Sarasehan Ekonomi, Prabowo Singung Ancaman Besar Stabilitas Ekonomi Indonesia dan Global
JAKARTA, Newsantara.co – Menteri Keuangan Sri Mulyani Indrawati secara tegas memperingatkan risiko destabilisasi ekonomi global akibat kebijakan tarif impor terbaru yang diterapkan Presiden Amerika Serikat Donald Trump. Dalam Sarasehan Ekonomi Bersama Presiden RI di Jakarta, Selasa (8/4), Sri Mulyani mengungkapkan analisis mendalam tentang dampak kebijakan AS yang dinilainya mengancam tatanan perdagangan dunia.
Kebijakan Trump Picu Retaliasi Global
Sri Mulyani menyoroti lonjakan ketidakpastian global setelah Trump menerbitkan Perintah Eksekutif pada 1 April 2025. Kebijakan ini mengenakan tarif 10% untuk Kanada (plus 25% di sektor energi), 25% untuk Meksiko, dan 10% untuk China. “Hanya dalam sebulan, lanskap ekonomi global berubah drastis.

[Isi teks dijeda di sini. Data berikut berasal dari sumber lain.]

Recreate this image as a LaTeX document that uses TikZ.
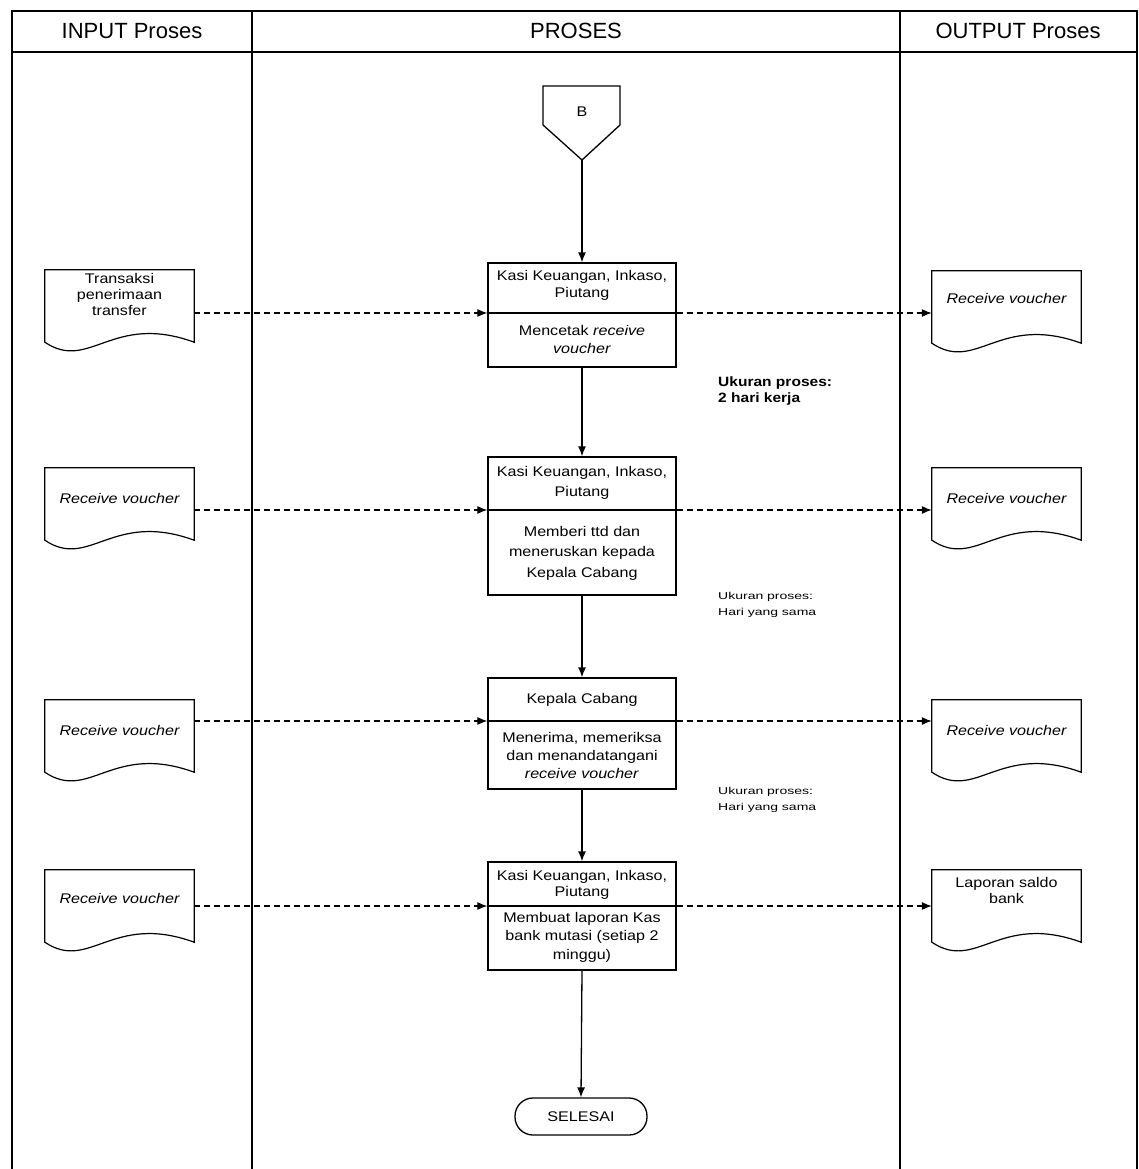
\documentclass[tikz,border=0pt]{standalone}
\usepackage{fontspec}
\setmainfont{Liberation Sans}
\newfontfamily\boxfont[FakeStretch=1.15]{Liberation Sans}
\newfontfamily\notefont[FakeStretch=1.4]{Liberation Sans}
\usetikzlibrary{arrows.meta,calc}
\newcommand\docoutline[1]{%
  \draw[docline] (#1.north west) -- (#1.north east) -- (#1.south east)
    .. controls ($(#1.south west)+(0.45*149,-30)$) and ($(#1.south west)+(0.3*149,30)$) .. (#1.south west) -- cycle;}
\begin{document}
\begin{tikzpicture}[x=1pt,y=-1pt,
  frame/.style={line width=1.6pt},
  boxline/.style={line width=1.3pt},
  docline/.style={line width=1.2pt},
  procbox/.style={draw, line width=1.3pt, minimum width=188pt, inner sep=0pt},
  txt/.style={font=\boxfont\fontsize{14}{18}\selectfont, align=center, inner sep=0pt},
  head/.style={font=\fontsize{22}{24}\selectfont, inner sep=0pt},
  doc/.style={minimum width=149pt, minimum height=72pt, inner sep=0pt},
  arr/.style={line width=1.3pt, -{Latex[length=10pt,width=8pt]}},
  darr/.style={line width=1.1pt, dash pattern=on 6pt off 4pt, -{Latex[length=10pt,width=8pt]}},
  bignote/.style={font=\boxfont\bfseries\fontsize{13.5}{16}\selectfont, align=left, anchor=west, inner sep=0pt},
  smallnote/.style={font=\notefont\fontsize{10}{16}\selectfont, align=left, anchor=west, inner sep=0pt},
  endbox/.style={draw, line width=1.3pt, rounded corners=18pt, minimum width=132pt, minimum height=37pt, inner sep=0pt, font=\boxfont\fontsize{14}{18}\selectfont}
]
\useasboundingbox (0,0) rectangle (1139,1169);
% frame
\draw[frame] (12,1169) -- (12,11) -- (1137,11) -- (1137,1169);
\draw[frame] (12,52) -- (1137,52);
\draw[frame] (252,11) -- (252,1169);
\draw[frame] (900,11) -- (900,1169);
\node[head] (h1) at (132,31) {INPUT Proses};
\node[head] (h2) at (576,31) {PROSES};
\node[head] (h3) at (1018,31) {OUTPUT Proses};

% off-page connector B
\node[inner sep=0pt, font=\boxfont\fontsize{14}{16}\selectfont] (B) at (582,112) {B};
\coordinate (Btip) at (582,160);
\draw[boxline] (543,86) -- (620,86) -- (620,125) -- (Btip) -- (543,125) -- cycle;

% process boxes
\node[procbox, minimum height=104pt] (p1) at (582,315) {};
\coordinate (p1d) at (582,313);
\draw[boxline] (p1.west |- p1d) -- (p1.east |- p1d);
\node[txt, font=\boxfont\fontsize{14}{17}\selectfont] (p1a) at (582,285) {Kasi Keuangan, Inkaso,\\Piutang};
\node[txt] (p1b) at (582,339) {Mencetak \textit{receive}\\\textit{voucher}};

\node[procbox, minimum height=138pt] (p2) at (582,526) {};
\coordinate (p2d) at (582,510);
\draw[boxline] (p2.west |- p2d) -- (p2.east |- p2d);
\node[txt, font=\boxfont\fontsize{14}{20}\selectfont] (p2a) at (582,483) {Kasi Keuangan, Inkaso,\\Piutang};
\node[txt, font=\boxfont\fontsize{14}{20.5}\selectfont] (p2b) at (582,553) {Memberi ttd dan\\meneruskan kepada\\Kepala Cabang};

\node[procbox, minimum height=111pt] (p3) at (582,733.5) {};
\coordinate (p3d) at (582,721);
\draw[boxline] (p3.west |- p3d) -- (p3.east |- p3d);
\node[txt] (p3a) at (582,700) {Kepala Cabang};
\node[txt] (p3b) at (582,755) {Menerima, memeriksa\\dan menandatangani\\\textit{receive voucher}};

\node[procbox, minimum height=108pt] (p4) at (582,916) {};
\coordinate (p4d) at (582,906);
\draw[boxline] (p4.west |- p4d) -- (p4.east |- p4d);
\node[txt, font=\boxfont\fontsize{14}{16}\selectfont] (p4a) at (582,885) {Kasi Keuangan, Inkaso,\\Piutang};
\node[txt, font=\boxfont\fontsize{14}{18.5}\selectfont] (p4b) at (582,937) {Membuat laporan Kas\\bank mutasi (setiap 2\\minggu)};

\node[endbox] (end) at (581,1116.5) {SELESAI};

% documents
\node[doc] (i1) at (119.5,306) {}; \docoutline{i1}
\node[txt, font=\boxfont\fontsize{14}{16}\selectfont] (i1t) at (119.5,294) {Transaksi\\penerimaan\\transfer};
\node[doc] (o1) at (1006.5,307) {}; \docoutline{o1}
\node[txt, font=\boxfont\itshape\fontsize{14}{16}\selectfont] (o1t) at (1006.5,298) {Receive voucher};

\node[doc] (i2) at (119.5,504) {}; \docoutline{i2}
\node[txt, font=\boxfont\itshape\fontsize{14}{16}\selectfont] (i2t) at (119.5,498) {Receive voucher};
\node[doc] (o2) at (1006.5,504) {}; \docoutline{o2}
\node[txt, font=\boxfont\itshape\fontsize{14}{16}\selectfont] (o2t) at (1006.5,498) {Receive voucher};

\node[doc] (i3) at (119.5,736) {}; \docoutline{i3}
\node[txt, font=\boxfont\itshape\fontsize{14}{16}\selectfont] (i3t) at (119.5,730) {Receive voucher};
\node[doc] (o3) at (1006.5,736) {}; \docoutline{o3}
\node[txt, font=\boxfont\itshape\fontsize{14}{16}\selectfont] (o3t) at (1006.5,730) {Receive voucher};

\node[doc] (i4) at (119.5,906) {}; \docoutline{i4}
\node[txt, font=\boxfont\itshape\fontsize{14}{16}\selectfont] (i4t) at (119.5,898) {Receive voucher};
\node[doc] (o4) at (1006.5,906) {}; \docoutline{o4}
\node[txt, font=\boxfont\fontsize{14}{16}\selectfont] (o4t) at (1006.5,890) {Laporan saldo\\bank};

% notes
\node[bignote] (n1) at (718,391) {Ukuran proses:\\2 hari kerja};
\node[smallnote] (n2) at (718,605) {Ukuran proses:\\Hari yang sama};
\node[smallnote] (n3) at (718,800) {Ukuran proses:\\Hari yang sama};

% solid flow
\draw[arr] (Btip) -- (p1.north);
\draw[arr] (p1.south) -- (p2.north);
\draw[arr] (p2.south) -- (p3.north);
\draw[arr] (p3.south) -- (p4.north);
\draw[arr] (p4.south) -- (end.north);

% dashed flows
\draw[darr] (i1.east |- p1d) -- (p1.west |- p1d);
\draw[darr] (p1.east |- p1d) -- (o1.west |- p1d);
\draw[darr] (i2.east |- p2d) -- (p2.west |- p2d);
\draw[darr] (p2.east |- p2d) -- (o2.west |- p2d);
\draw[darr] (i3.east |- p3d) -- (p3.west |- p3d);
\draw[darr] (p3.east |- p3d) -- (o3.west |- p3d);
\draw[darr] (i4.east |- p4d) -- (p4.west |- p4d);
\draw[darr] (p4.east |- p4d) -- (o4.west |- p4d);
\end{tikzpicture}
\end{document}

Sistem berbasis aturan (rule-based) yang selama ini dipegang kini goyah,” tegasnya.
Eskalasi makin terasa ketika AS menaikkan tarif untuk produk China menjadi 20% pada 4 Maret, disusul retaliasi Kanada dan negara lain. Menurut Sri Mulyani, situasi ini memicu perang dagang multidimensi, terutama di sektor strategis seperti baja dan aluminium. “Dunia kini dipenuhi ketidakpastian. Setiap negara harus waspada, tapi tidak boleh panik,” tambahnya.
Kritik Pedas: “Kebijakan AS Tak Berlandaskan Ilmu Ekonomi”
Menteri Keuangan itu secara terbuka mengkritik logika di balik kebijakan tarif resiprokal AS terhadap 60 negara. “Cara penghitungan tarif ini tidak masuk akal. Ini bukan lagi praktik ekonomi, tapi transaksi serampangan untuk menutup defisit,” ujarnya. Sri Mulyani menegaskan, menutup defisit dengan membatasi impor justru kontraproduktif dan mengabaikan prinsip dasar ekonomi internasional.
Indonesia Diimbau Tingkatkan Kewaspadaan
Di tengah gejolak ini, Sri Mulyani menekankan pentingnya antisipasi proaktif Indonesia. “Kita tidak boleh terus-menerus ‘kaget’, tapi harus merancang strategi adaptif,” paparnya. Ia meminta pelaku usaha dan pemerintah memperkuat ketahanan sektor dalam negeri sekaligus memantau dinamika kebijakan global.
Analisis Sri Mulyani ini mendapat perhatian luas karena menyingkap kerentanan sistem perdagangan internasional di era kebijakan populis. Pakar menilai, retorika Trump yang transaksional berpotensi memicu resesi di negara berkembang jika tidak direspons dengan langkah kolektif.